President of Shaw University
- In office September 1986 – July 1987
- Preceded by: Stanley Hugh Smith
- Succeeded by: Talbert O. Shaw

Personal details
- Born: John Harding Lucas November 7, 1920 Rocky Mount, North Carolina, U.S.
- Died: March 31, 2025 (aged 104)
- Occupation: Academic and university administrator

= John Lucas (educator) =

American educator (1920–2025)

John Harding Lucas (November 7, 1920 – March 31, 2025) was an American educator and university administrator. He served as president of Shaw University and was instrumental in founding the North Carolina Association of Educators (NCAE).

==Early life and career==
An alumnus of Shaw University and a World War II veteran who served in the Asiatic-Pacific theater, Lucas began his career as an elementary school and high school teacher, subsequently serving as principal of Orange Street Elementary and Mary Potter School in the town of Oxford. He served as principal of Hillside High School in Durham, North Carolina from 1962 to 1985.

From 1961 to 1972, Lucas headed the North Carolina chapter of the National Education Association (NEA), and following the era of segregation, was instrumental in forming a new statewide educators' association from the White N. C. Education Association and the Black N C. Teachers' Association. His proposal that a completely new professional organization be developed, which came to be known as the "Lucas concept," resulted in the 1970 creation of the North Carolina Association of Educators (NCAE). He later served as the NCAE's fourth president. As a member of the board of trustees of Shaw University, he was appointed the university's interim president on September 16, 1986, and during the following year oversaw the university's recovery from a severe financial crisis.

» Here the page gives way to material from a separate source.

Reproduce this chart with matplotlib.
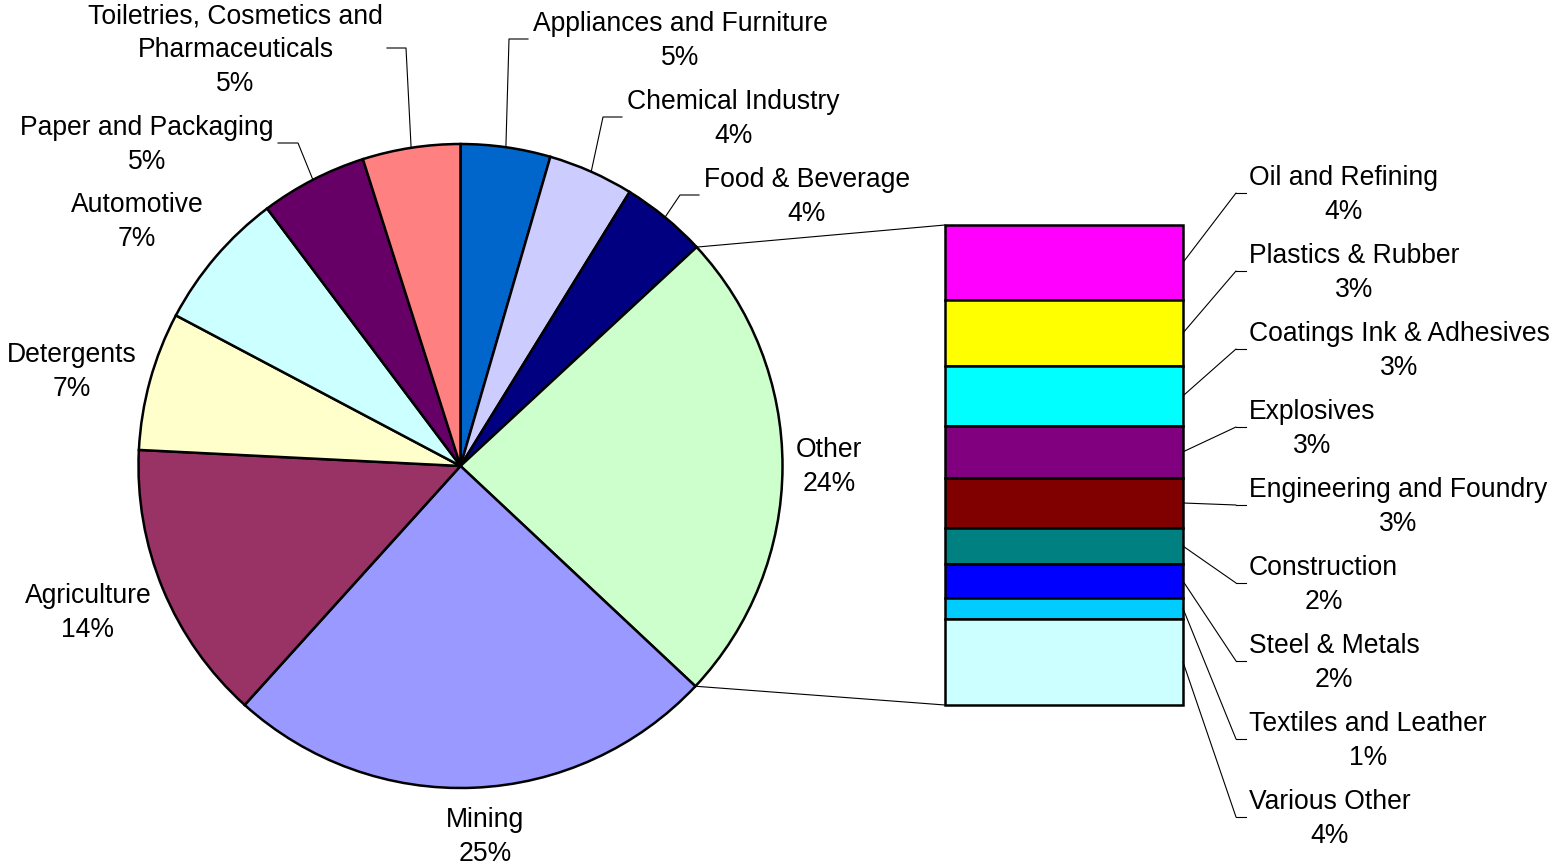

==Personal life and recognition==
Lucas was the father of professional basketball and tennis player and coach John Lucas II, and was the grandfather of professional basketball players and coaches John Lucas III and Jai Lucas.

John Lucas died on March 31, 2025, at the age of 104.

==Awards and recognition==
Lucas was awarded the Trenholm Memorial Award of the National Education Association for state-level and national-level educational leadership in July 2000. In 2012, a Durham public middle school, Lucas Middle School, was dedicated in his honor. In November 2013, he was conferred with the North Carolina Award, the state's highest civil honor, for his distinguished career in public service.